Figure 2—To pass the upcoming buoy to starbord, this skipper is steering "uptide" to compensate for the set and drift of the current. 
Somewhat similarly, ranges provide a helpful frame of reference when you're sailing in tidal waters or in waters with seiches or other wind-driven currents. When two fixed objects are in the same line of sight (one in front of the other), they form a range, or what our British cousins call a transit. The objects can be lighthouses, trees, church steeples, even buoys (unless they are drifting about a lot in light or heavy winds). Whatever they are, they must be either ahead of or behind the boat. If the two objects are aligned, you're steering a straight course. If the relationship changes, your course is wavering.

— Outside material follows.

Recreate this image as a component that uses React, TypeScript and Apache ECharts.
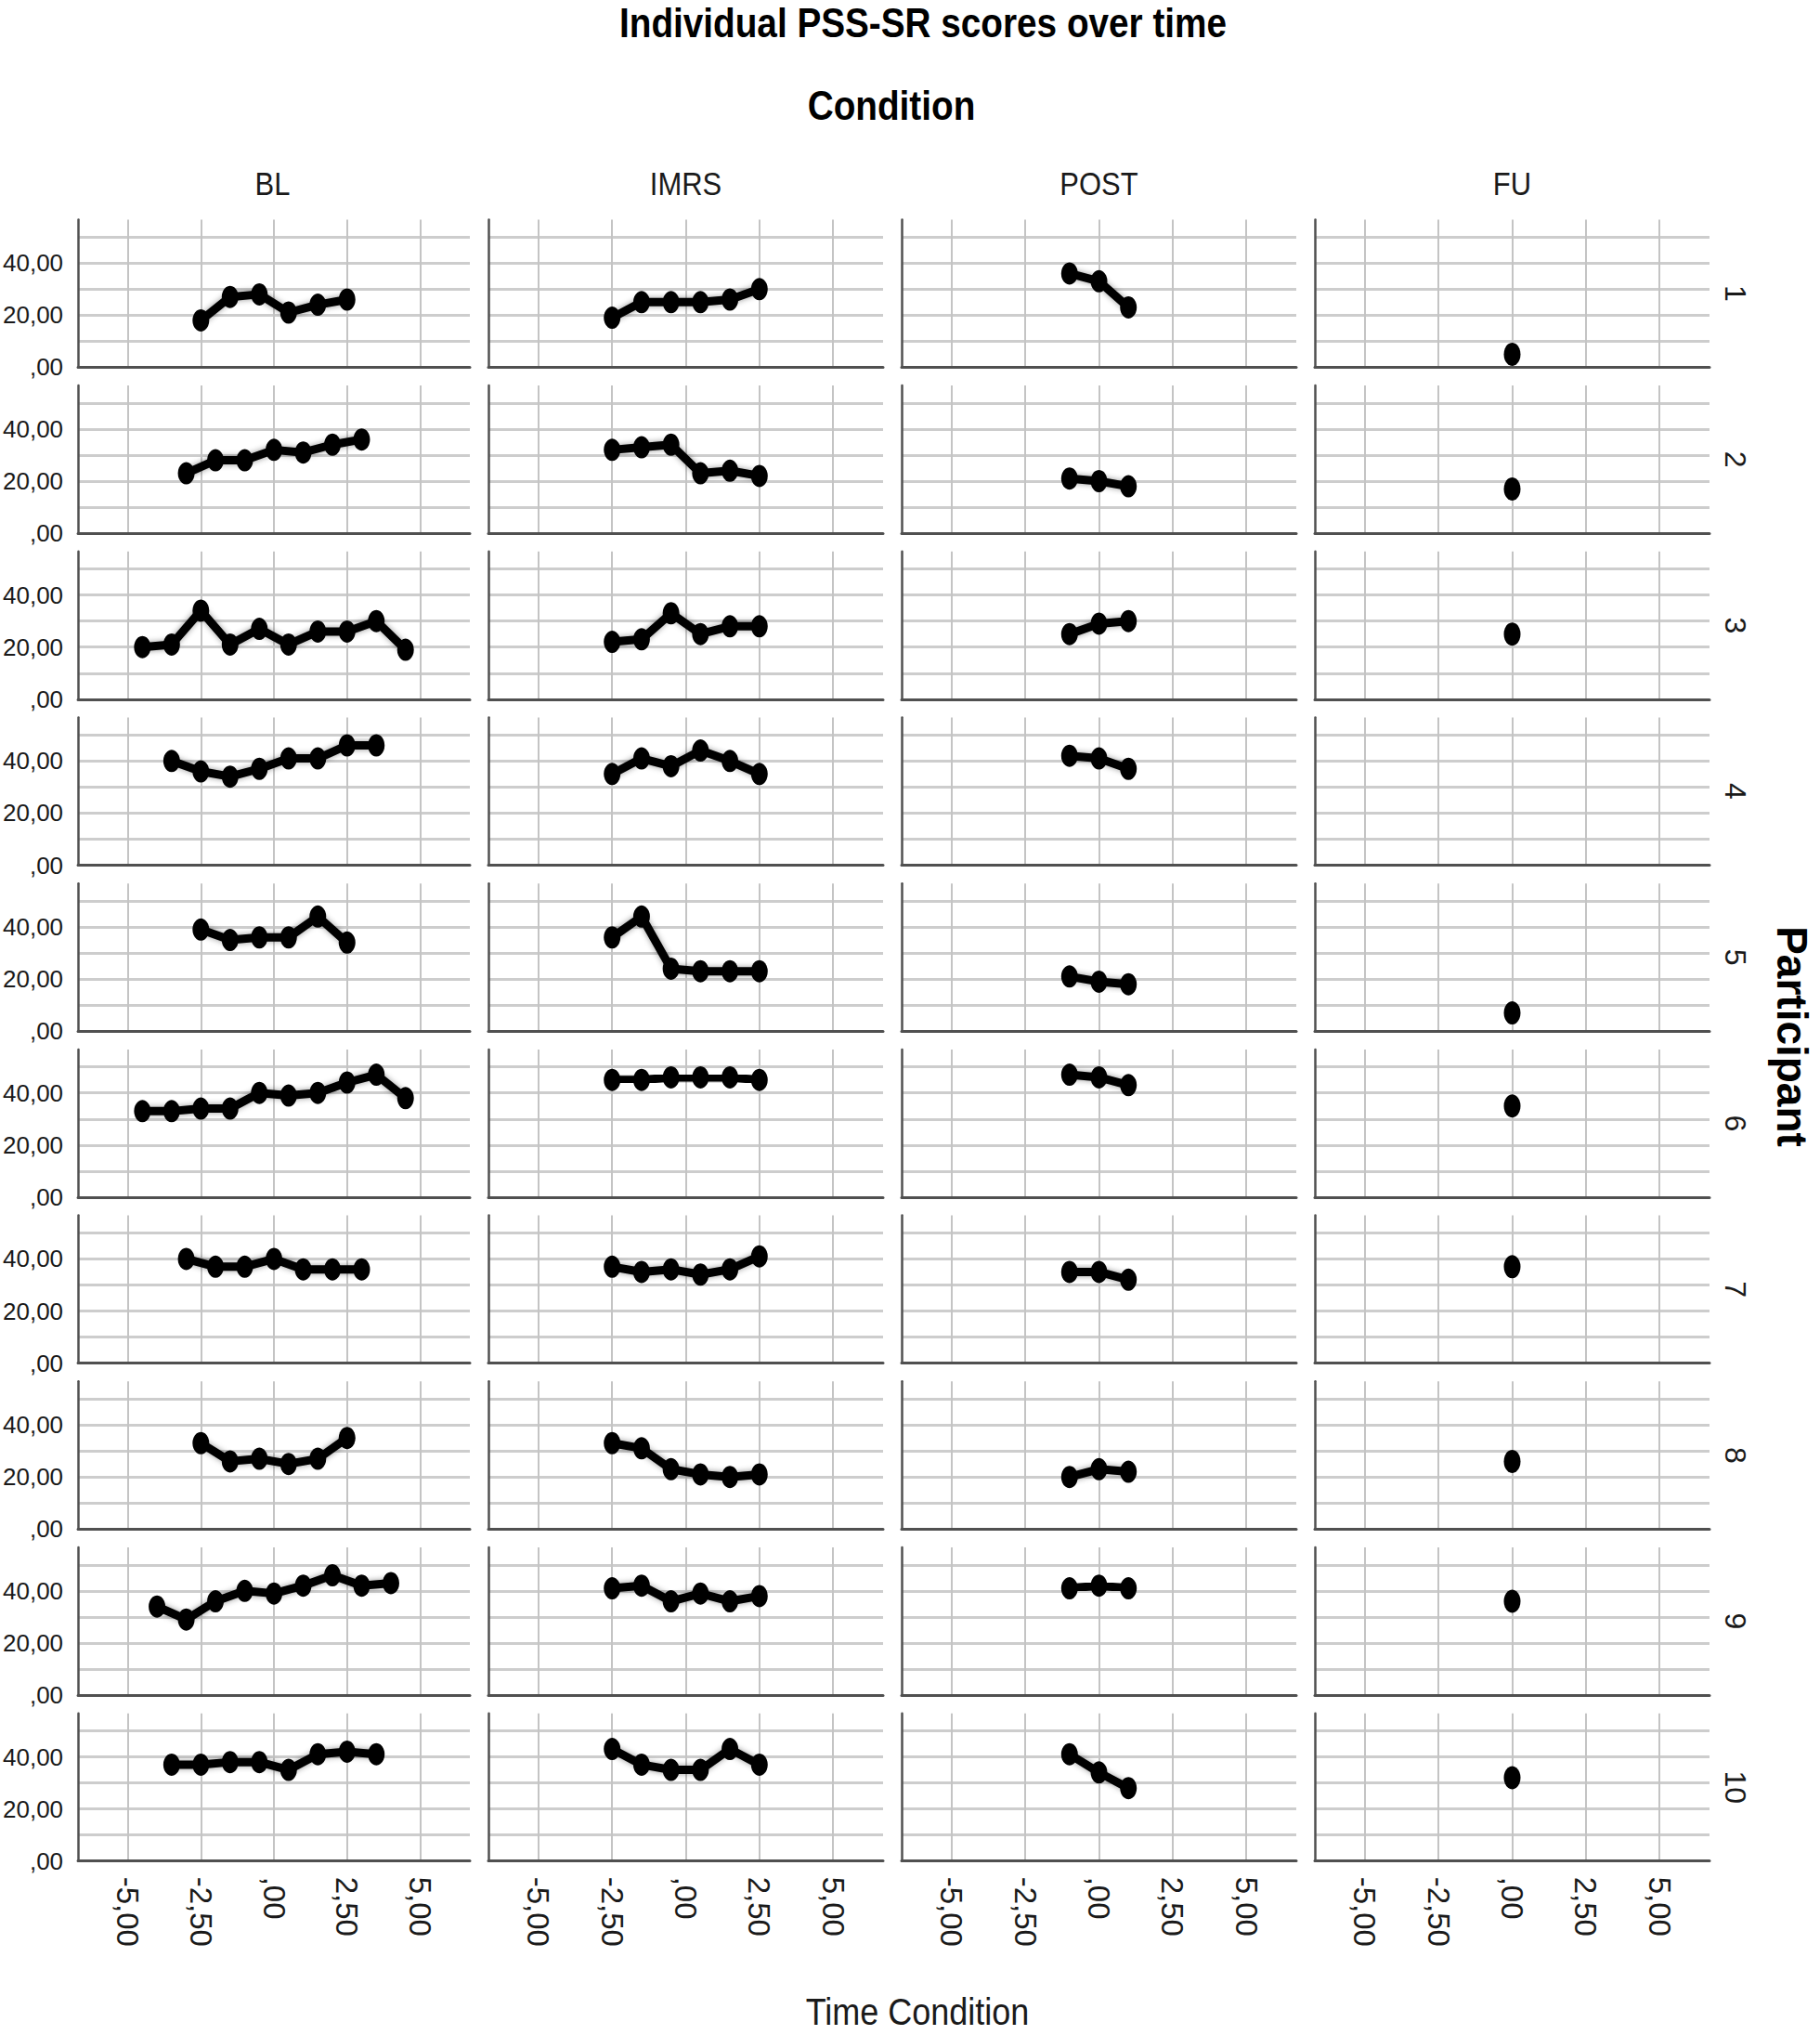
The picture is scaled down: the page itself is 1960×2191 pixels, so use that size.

In Figure 2, a boat is sailing in a side current pushing from port to starboard. The steerer is heading the boat at a nun buoy, which she intends to leave to starboard (or pass on its left side). The steerer compensates for the set and drift (the current's direction and speed) by steering uptide (to port). The question is, How far should she steer uptide?

There are ways to answer that question mathematically using the Rule of 60 (a topic for another column) if the current set and drift are known exactly. It's far easier to gauge the heading using a range formed by lining up the nun buoy with a fixed object behind it, in this case a church steeple. As the crew watches the range, the steerer experiments with different headings until the nun stays lined up in front of the steeple.

By using fixed objects like a bridge tower and a building behind it as ranges, you can judge whether you're gaining or losing bearing while underway.

Sailors will speak of "gaining" or "losing" on a range or on a buoy as the range shifts. In this example, if the steeple "moves" to port of the nun the boat is gaining on the buoy and will safely pass on its port side in order to leave it to starboard. But if the steeple "moves" to starboard, the boat is losing on the buoy and will pass on its starboard side.

Each of these tricks takes a little practice to master, but each will be a loyal friend to any vessel—assuming that the crew keeps their eyes out of the bilge.